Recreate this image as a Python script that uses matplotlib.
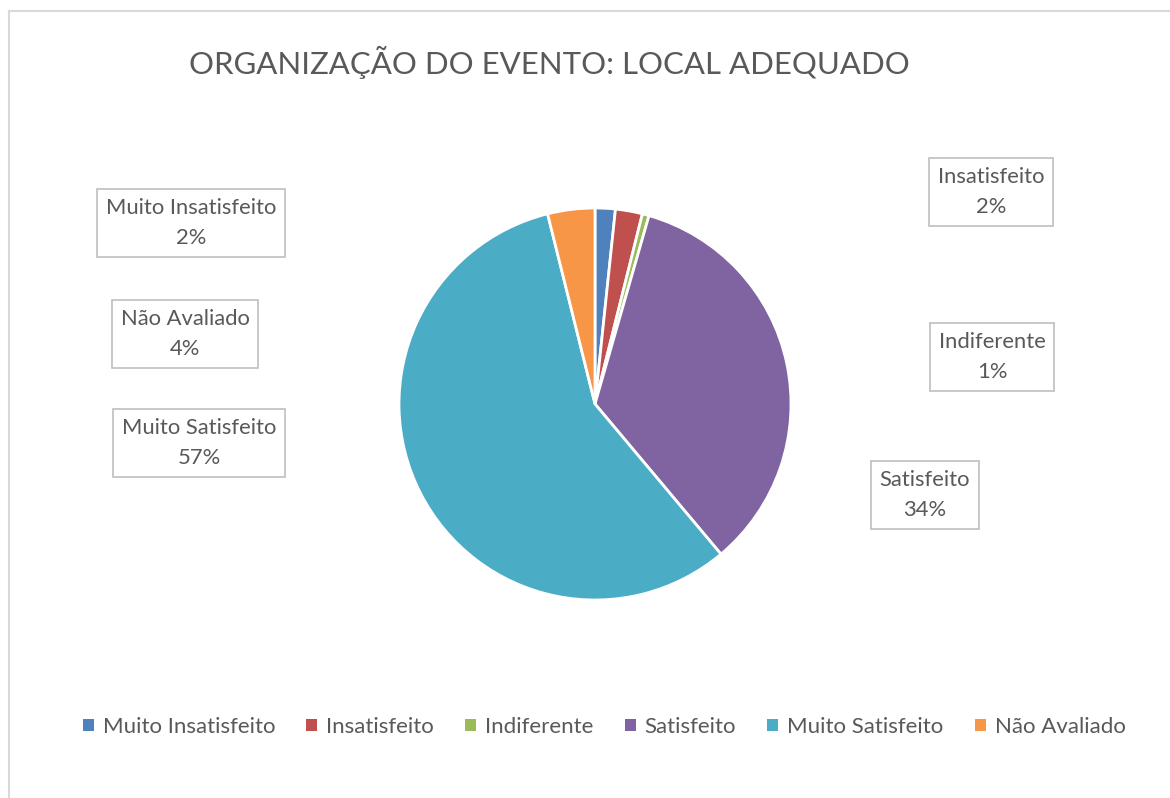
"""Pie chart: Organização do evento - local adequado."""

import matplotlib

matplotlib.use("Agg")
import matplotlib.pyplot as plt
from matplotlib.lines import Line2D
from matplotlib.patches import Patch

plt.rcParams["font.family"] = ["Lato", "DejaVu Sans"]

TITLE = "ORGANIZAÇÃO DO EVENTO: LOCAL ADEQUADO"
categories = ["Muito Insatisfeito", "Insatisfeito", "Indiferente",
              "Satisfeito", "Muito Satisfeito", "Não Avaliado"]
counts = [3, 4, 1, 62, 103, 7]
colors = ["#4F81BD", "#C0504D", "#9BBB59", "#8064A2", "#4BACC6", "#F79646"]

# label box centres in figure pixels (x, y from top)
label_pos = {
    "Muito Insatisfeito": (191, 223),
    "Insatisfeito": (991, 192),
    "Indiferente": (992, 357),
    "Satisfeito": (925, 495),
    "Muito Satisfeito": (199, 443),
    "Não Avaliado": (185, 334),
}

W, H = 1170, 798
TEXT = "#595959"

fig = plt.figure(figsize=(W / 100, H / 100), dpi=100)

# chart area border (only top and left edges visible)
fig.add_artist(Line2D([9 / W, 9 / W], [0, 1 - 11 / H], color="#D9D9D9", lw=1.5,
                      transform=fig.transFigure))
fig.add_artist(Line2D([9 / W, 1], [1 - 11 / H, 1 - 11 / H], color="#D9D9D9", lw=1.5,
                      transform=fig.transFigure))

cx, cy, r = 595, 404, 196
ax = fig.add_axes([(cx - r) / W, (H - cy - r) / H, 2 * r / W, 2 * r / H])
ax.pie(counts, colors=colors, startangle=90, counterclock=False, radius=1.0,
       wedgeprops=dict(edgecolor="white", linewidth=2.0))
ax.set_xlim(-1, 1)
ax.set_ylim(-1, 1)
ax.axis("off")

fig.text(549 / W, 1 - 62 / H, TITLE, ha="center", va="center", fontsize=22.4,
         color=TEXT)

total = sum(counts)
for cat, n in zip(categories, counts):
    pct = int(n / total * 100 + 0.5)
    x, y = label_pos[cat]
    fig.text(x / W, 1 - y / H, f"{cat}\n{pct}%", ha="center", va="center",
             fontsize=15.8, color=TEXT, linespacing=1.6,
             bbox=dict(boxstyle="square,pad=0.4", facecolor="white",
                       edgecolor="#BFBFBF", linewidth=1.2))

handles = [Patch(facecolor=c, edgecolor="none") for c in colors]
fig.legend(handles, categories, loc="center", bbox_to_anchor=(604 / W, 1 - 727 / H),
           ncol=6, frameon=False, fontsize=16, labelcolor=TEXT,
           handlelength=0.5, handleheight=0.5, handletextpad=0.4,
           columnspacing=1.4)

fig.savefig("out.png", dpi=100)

#### Job:
Give every line above again exactly, with no pictures.

#### Solution:
Recreate this image as a Python script that uses matplotlib.
"""Pie chart: Organização do evento - local adequado."""

import matplotlib

matplotlib.use("Agg")
import matplotlib.pyplot as plt
from matplotlib.lines import Line2D
from matplotlib.patches import Patch

plt.rcParams["font.family"] = ["Lato", "DejaVu Sans"]

TITLE = "ORGANIZAÇÃO DO EVENTO: LOCAL ADEQUADO"
categories = ["Muito Insatisfeito", "Insatisfeito", "Indiferente",
              "Satisfeito", "Muito Satisfeito", "Não Avaliado"]
counts = [3, 4, 1, 62, 103, 7]
colors = ["#4F81BD", "#C0504D", "#9BBB59", "#8064A2", "#4BACC6", "#F79646"]

# label box centres in figure pixels (x, y from top)
label_pos = {
    "Muito Insatisfeito": (191, 223),
    "Insatisfeito": (991, 192),
    "Indiferente": (992, 357),
    "Satisfeito": (925, 495),
    "Muito Satisfeito": (199, 443),
    "Não Avaliado": (185, 334),
}

W, H = 1170, 798
TEXT = "#595959"

fig = plt.figure(figsize=(W / 100, H / 100), dpi=100)

# chart area border (only top and left edges visible)
fig.add_artist(Line2D([9 / W, 9 / W], [0, 1 - 11 / H], color="#D9D9D9", lw=1.5,
                      transform=fig.transFigure))
fig.add_artist(Line2D([9 / W, 1], [1 - 11 / H, 1 - 11 / H], color="#D9D9D9", lw=1.5,
                      transform=fig.transFigure))

cx, cy, r = 595, 404, 196
ax = fig.add_axes([(cx - r) / W, (H - cy - r) / H, 2 * r / W, 2 * r / H])
ax.pie(counts, colors=colors, startangle=90, counterclock=False, radius=1.0,
       wedgeprops=dict(edgecolor="white", linewidth=2.0))
ax.set_xlim(-1, 1)
ax.set_ylim(-1, 1)
ax.axis("off")

fig.text(549 / W, 1 - 62 / H, TITLE, ha="center", va="center", fontsize=22.4,
         color=TEXT)

total = sum(counts)
for cat, n in zip(categories, counts):
    pct = int(n / total * 100 + 0.5)
    x, y = label_pos[cat]
    fig.text(x / W, 1 - y / H, f"{cat}\n{pct}%", ha="center", va="center",
             fontsize=15.8, color=TEXT, linespacing=1.6,
             bbox=dict(boxstyle="square,pad=0.4", facecolor="white",
                       edgecolor="#BFBFBF", linewidth=1.2))

handles = [Patch(facecolor=c, edgecolor="none") for c in colors]
fig.legend(handles, categories, loc="center", bbox_to_anchor=(604 / W, 1 - 727 / H),
           ncol=6, frameon=False, fontsize=16, labelcolor=TEXT,
           handlelength=0.5, handleheight=0.5, handletextpad=0.4,
           columnspacing=1.4)

fig.savefig("out.png", dpi=100)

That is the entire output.